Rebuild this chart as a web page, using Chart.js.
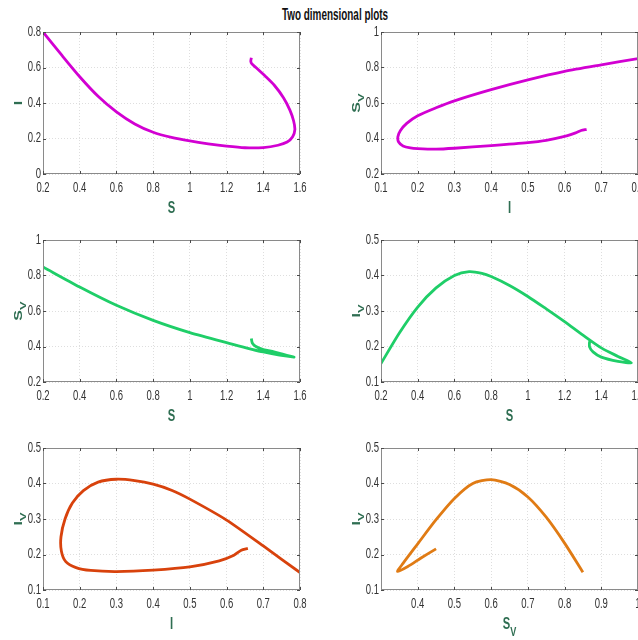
<!DOCTYPE html>
<html>
<head>
<meta charset="utf-8">
<title>Two dimensional plots</title>
<script src="https://cdn.jsdelivr.net/npm/chart.js@4.4.1/dist/chart.umd.min.js"></script>
<style>
  html, body { margin: 0; padding: 0; background: #fff; width: 638px; height: 640px; overflow: hidden; }
  .panel { position: absolute; }
  #title {
    position: absolute; top: 6px; left: 335px;
    transform: translateX(-50%) scaleX(0.62);
    font: bold 16px "Liberation Sans", Arial, sans-serif;
    color: #111; white-space: nowrap;
  }
</style>
</head>
<body>
<div id="title">Two dimensional plots</div>

<script>
// Trajectory values (x, y pairs)
const p1S  = [0.2, 0.3, 0.4, 0.5, 0.6, 0.7, 0.8, 0.9, 1.0, 1.1, 1.2, 1.3, 1.4, 1.48, 1.53, 1.56, 1.572, 1.565, 1.545, 1.51, 1.46, 1.41, 1.36, 1.338, 1.332, 1.335];
const p1I  = [0.8, 0.672, 0.548, 0.438, 0.35, 0.282, 0.235, 0.206, 0.186, 0.17, 0.157, 0.148, 0.149, 0.162, 0.18, 0.21, 0.25, 0.3, 0.36, 0.43, 0.5, 0.552, 0.6, 0.62, 0.635, 0.655];

const p2I  = [0.8, 0.7, 0.6, 0.5, 0.4, 0.3, 0.25, 0.2, 0.17, 0.153, 0.146, 0.148, 0.16, 0.18, 0.2, 0.25, 0.3, 0.4, 0.5, 0.55, 0.6, 0.63, 0.645, 0.66];
const p2Sv = [0.85, 0.815, 0.778, 0.73, 0.675, 0.612, 0.573, 0.528, 0.485, 0.445, 0.41, 0.38, 0.358, 0.347, 0.343, 0.34, 0.345, 0.36, 0.377, 0.39, 0.412, 0.432, 0.445, 0.452];

const p3S  = [0.2, 0.4, 0.6, 0.8, 1.0, 1.2, 1.4, 1.567, 1.5, 1.458, 1.4, 1.36, 1.34, 1.335];
const p3Sv = [0.848, 0.735, 0.632, 0.547, 0.478, 0.422, 0.369, 0.34, 0.358, 0.37, 0.383, 0.4, 0.42, 0.445];

const p4S  = [0.2, 0.3, 0.4, 0.5, 0.6, 0.68, 0.75, 0.8, 0.9, 1.0, 1.1, 1.2, 1.3, 1.4, 1.491, 1.564, 1.491, 1.4, 1.355, 1.336, 1.336];
const p4Iv = [0.152, 0.238, 0.311, 0.365, 0.4, 0.411, 0.406, 0.397, 0.372, 0.341, 0.306, 0.27, 0.232, 0.196, 0.172, 0.154, 0.158, 0.17, 0.185, 0.199, 0.215];

const p5I  = [0.8, 0.7, 0.6, 0.5, 0.45, 0.4, 0.35, 0.3, 0.25, 0.21, 0.18, 0.16, 0.149, 0.15, 0.162, 0.19, 0.23, 0.3, 0.4, 0.5, 0.58, 0.62, 0.64, 0.658];
const p5Iv = [0.149, 0.224, 0.297, 0.356, 0.381, 0.398, 0.408, 0.412, 0.404, 0.38, 0.345, 0.3, 0.25, 0.21, 0.18, 0.163, 0.155, 0.152, 0.156, 0.165, 0.182, 0.198, 0.212, 0.217];

const p6Sv = [0.85, 0.8, 0.75, 0.7, 0.65, 0.6, 0.55, 0.5, 0.45, 0.4, 0.36, 0.345, 0.373, 0.409, 0.45];
const p6Iv = [0.15, 0.232, 0.305, 0.362, 0.397, 0.411, 0.4, 0.358, 0.298, 0.23, 0.175, 0.152, 0.166, 0.19, 0.216];

// Tick values
const ticksS     = [0.2, 0.4, 0.6, 0.8, 1.0, 1.2, 1.4, 1.6];
const ticksIx    = [0.1, 0.2, 0.3, 0.4, 0.5, 0.6, 0.7, 0.8];
const ticksIy    = [0, 0.2, 0.4, 0.6, 0.8];
const ticksSvY   = [0.2, 0.4, 0.6, 0.8, 1.0];
const ticksIvY   = [0.1, 0.2, 0.3, 0.4, 0.5];
const ticksSvX   = [0.4, 0.5, 0.6, 0.7, 0.8, 0.9, 1.0];

const TEXT_FONT = '"Liberation Sans", Arial, sans-serif';
const LABEL_GREEN = '#2f6e52';

// panel geometry (plot area)
const PLOT_W = 257, PLOT_H = 142;
const Y_AXIS_W = 43, X_AXIS_H = 46, PAD_TOP = 6, PAD_RIGHT = 12;

const panels = [
  { x: p1S,  y: p1I,  color: '#d200d2', xTicks: ticksS,   xMin: 0.2, xMax: 1.6, yTicks: ticksIy,  yMin: 0,   yMax: 0.8, xTitle: ['S'],      yTitle: ['I'],      left: 43,  top: 32 },
  { x: p2I,  y: p2Sv, color: '#d200d2', xTicks: ticksIx,  xMin: 0.1, xMax: 0.8, yTicks: ticksSvY, yMin: 0.2, yMax: 1,   xTitle: ['I'],      yTitle: ['S', 'V'], left: 381, top: 32 },
  { x: p3S,  y: p3Sv, color: '#1fce68', xTicks: ticksS,   xMin: 0.2, xMax: 1.6, yTicks: ticksSvY, yMin: 0.2, yMax: 1,   xTitle: ['S'],      yTitle: ['S', 'V'], left: 43,  top: 240 },
  { x: p4S,  y: p4Iv, color: '#1fce68', xTicks: ticksS,   xMin: 0.2, xMax: 1.6, yTicks: ticksIvY, yMin: 0.1, yMax: 0.5, xTitle: ['S'],      yTitle: ['I', 'V'], left: 381, top: 240 },
  { x: p5I,  y: p5Iv, color: '#d8420c', xTicks: ticksIx,  xMin: 0.1, xMax: 0.8, yTicks: ticksIvY, yMin: 0.1, yMax: 0.5, xTitle: ['I'],      yTitle: ['I', 'V'], left: 43,  top: 448 },
  { x: p6Sv, y: p6Iv, color: '#e07b14', xTicks: ticksSvX, xMin: 0.3, xMax: 1.0, yTicks: ticksIvY, yMin: 0.1, yMax: 0.5, xTitle: ['S', 'V'], yTitle: ['I', 'V'], left: 381, top: 448 }
];

function fmt(v) {
  return String(Math.round(v * 10) / 10);
}

// the source figure is squeezed sideways, so text is drawn narrowed
function squeezedText(ctx, text, x, y, align, sx) {
  ctx.save();
  ctx.translate(x, y);
  ctx.scale(sx, 1);
  ctx.textAlign = align;
  ctx.textBaseline = 'middle';
  ctx.fillText(text, 0, 0);
  ctx.restore();
}

// axis label with optional subscript
function drawAxisTitle(ctx, parts, cx, cy, vertical) {
  const main = parts[0], sub = parts[1];
  ctx.save();
  ctx.translate(cx, cy);
  ctx.scale(0.7, 1);
  if (vertical) ctx.rotate(-Math.PI / 2);
  ctx.textBaseline = 'middle';
  ctx.textAlign = 'left';
  ctx.font = 'bold 16px ' + TEXT_FONT;
  const mw = ctx.measureText(main).width;
  ctx.font = 'bold 13px ' + TEXT_FONT;
  const sw = sub ? ctx.measureText(sub).width : 0;
  const x0 = -(mw + sw) / 2;
  ctx.font = 'bold 16px ' + TEXT_FONT;
  ctx.fillText(main, x0, 0);
  if (sub) {
    ctx.font = 'bold 13px ' + TEXT_FONT;
    ctx.fillText(sub, x0 + mw, 7);
  }
  ctx.restore();
}

// MATLAB-like box, inward tick marks, tick labels and axis titles
const framePlugin = {
  id: 'frame',
  afterDraw(chart, args, opts) {
    const { ctx, chartArea: a } = chart;
    const xs = chart.scales.x, ys = chart.scales.y;
    ctx.save();
    ctx.strokeStyle = '#8a8a8a';
    ctx.lineWidth = 1;
    ctx.strokeRect(Math.round(a.left) + 0.5, Math.round(a.top) + 0.5,
                   Math.round(a.right - a.left) - 1, Math.round(a.bottom - a.top) - 1);
    ctx.strokeStyle = '#4a4a4a';
    ctx.beginPath();
    xs.ticks.forEach(t => {
      const p = Math.round(xs.getPixelForValue(t.value)) + 0.5;
      ctx.moveTo(p, a.bottom); ctx.lineTo(p, a.bottom - 3);
      ctx.moveTo(p, a.top); ctx.lineTo(p, a.top + 3);
    });
    ys.ticks.forEach(t => {
      const p = Math.round(ys.getPixelForValue(t.value)) + 0.5;
      ctx.moveTo(a.left, p); ctx.lineTo(a.left + 3, p);
      ctx.moveTo(a.right, p); ctx.lineTo(a.right - 3, p);
    });
    ctx.stroke();

    // tick labels
    ctx.fillStyle = '#333';
    ctx.font = '14px ' + TEXT_FONT;
    xs.ticks.forEach(t => {
      squeezedText(ctx, fmt(t.value), xs.getPixelForValue(t.value), a.bottom + 14, 'center', 0.68);
    });
    ys.ticks.forEach(t => {
      squeezedText(ctx, fmt(t.value), a.left - 2, ys.getPixelForValue(t.value), 'right', 0.68);
    });

    ctx.fillStyle = LABEL_GREEN;
    drawAxisTitle(ctx, opts.xTitle, (a.left + a.right) / 2, a.bottom + 35, false);
    drawAxisTitle(ctx, opts.yTitle, a.left - 24, (a.top + a.bottom) / 2, true);
    ctx.restore();
  }
};

function makePanel(cfg, index) {
  const div = document.createElement('div');
  div.className = 'panel';
  const w = Y_AXIS_W + PLOT_W + PAD_RIGHT;
  const h = PAD_TOP + PLOT_H + X_AXIS_H;
  div.style.left = (cfg.left - Y_AXIS_W) + 'px';
  div.style.top = (cfg.top - PAD_TOP) + 'px';
  const canvas = document.createElement('canvas');
  canvas.width = w;
  canvas.height = h;
  canvas.id = 'plot' + (index + 1);
  div.appendChild(canvas);
  document.body.appendChild(div);

  const points = cfg.x.map((v, i) => ({ x: v, y: cfg.y[i] }));
  const gridCommon = { color: '#dedede', lineWidth: 1, drawTicks: false };

  new Chart(canvas.getContext('2d'), {
    type: 'scatter',
    data: {
      datasets: [{
        data: points,
        showLine: true,
        borderColor: cfg.color,
        borderWidth: 2.8,
        pointRadius: 0,
        tension: 0.25,
        fill: false
      }]
    },
    options: {
      responsive: false,
      animation: false,
      devicePixelRatio: 1,
      layout: { padding: { top: PAD_TOP, right: PAD_RIGHT, left: 0, bottom: 0 } },
      plugins: {
        legend: { display: false },
        tooltip: { enabled: false },
        frame: { xTitle: cfg.xTitle, yTitle: cfg.yTitle }
      },
      scales: {
        x: {
          type: 'linear',
          min: cfg.xMin,
          max: cfg.xMax,
          afterBuildTicks: s => { s.ticks = cfg.xTicks.map(v => ({ value: v })); },
          afterFit: s => { s.height = X_AXIS_H; },
          grid: gridCommon,
          border: { display: false, dash: [1, 2] },
          ticks: { display: false }
        },
        y: {
          type: 'linear',
          min: cfg.yMin,
          max: cfg.yMax,
          afterBuildTicks: s => { s.ticks = cfg.yTicks.map(v => ({ value: v })); },
          afterFit: s => { s.width = Y_AXIS_W; },
          grid: gridCommon,
          border: { display: false, dash: [1, 2] },
          ticks: { display: false }
        }
      }
    },
    plugins: [framePlugin]
  });
}

panels.forEach(makePanel);
</script>
</body>
</html>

· · ·

SHORT EXERCISE — Extract the lines exactly, please: the first line of the listing, the line with "0.185, 0.199, 0.215];", and every line between them, but no pictures.

EXERCISE RESPONSE —
Rebuild this chart as a web page, using Chart.js.
<!DOCTYPE html>
<html>
<head>
<meta charset="utf-8">
<title>Two dimensional plots</title>
<script src="https://cdn.jsdelivr.net/npm/chart.js@4.4.1/dist/chart.umd.min.js"></script>
<style>
  html, body { margin: 0; padding: 0; background: #fff; width: 638px; height: 640px; overflow: hidden; }
  .panel { position: absolute; }
  #title {
    position: absolute; top: 6px; left: 335px;
    transform: translateX(-50%) scaleX(0.62);
    font: bold 16px "Liberation Sans", Arial, sans-serif;
    color: #111; white-space: nowrap;
  }
</style>
</head>
<body>
<div id="title">Two dimensional plots</div>

<script>
// Trajectory values (x, y pairs)
const p1S  = [0.2, 0.3, 0.4, 0.5, 0.6, 0.7, 0.8, 0.9, 1.0, 1.1, 1.2, 1.3, 1.4, 1.48, 1.53, 1.56, 1.572, 1.565, 1.545, 1.51, 1.46, 1.41, 1.36, 1.338, 1.332, 1.335];
const p1I  = [0.8, 0.672, 0.548, 0.438, 0.35, 0.282, 0.235, 0.206, 0.186, 0.17, 0.157, 0.148, 0.149, 0.162, 0.18, 0.21, 0.25, 0.3, 0.36, 0.43, 0.5, 0.552, 0.6, 0.62, 0.635, 0.655];

const p2I  = [0.8, 0.7, 0.6, 0.5, 0.4, 0.3, 0.25, 0.2, 0.17, 0.153, 0.146, 0.148, 0.16, 0.18, 0.2, 0.25, 0.3, 0.4, 0.5, 0.55, 0.6, 0.63, 0.645, 0.66];
const p2Sv = [0.85, 0.815, 0.778, 0.73, 0.675, 0.612, 0.573, 0.528, 0.485, 0.445, 0.41, 0.38, 0.358, 0.347, 0.343, 0.34, 0.345, 0.36, 0.377, 0.39, 0.412, 0.432, 0.445, 0.452];

const p3S  = [0.2, 0.4, 0.6, 0.8, 1.0, 1.2, 1.4, 1.567, 1.5, 1.458, 1.4, 1.36, 1.34, 1.335];
const p3Sv = [0.848, 0.735, 0.632, 0.547, 0.478, 0.422, 0.369, 0.34, 0.358, 0.37, 0.383, 0.4, 0.42, 0.445];

const p4S  = [0.2, 0.3, 0.4, 0.5, 0.6, 0.68, 0.75, 0.8, 0.9, 1.0, 1.1, 1.2, 1.3, 1.4, 1.491, 1.564, 1.491, 1.4, 1.355, 1.336, 1.336];
const p4Iv = [0.152, 0.238, 0.311, 0.365, 0.4, 0.411, 0.406, 0.397, 0.372, 0.341, 0.306, 0.27, 0.232, 0.196, 0.172, 0.154, 0.158, 0.17, 0.185, 0.199, 0.215];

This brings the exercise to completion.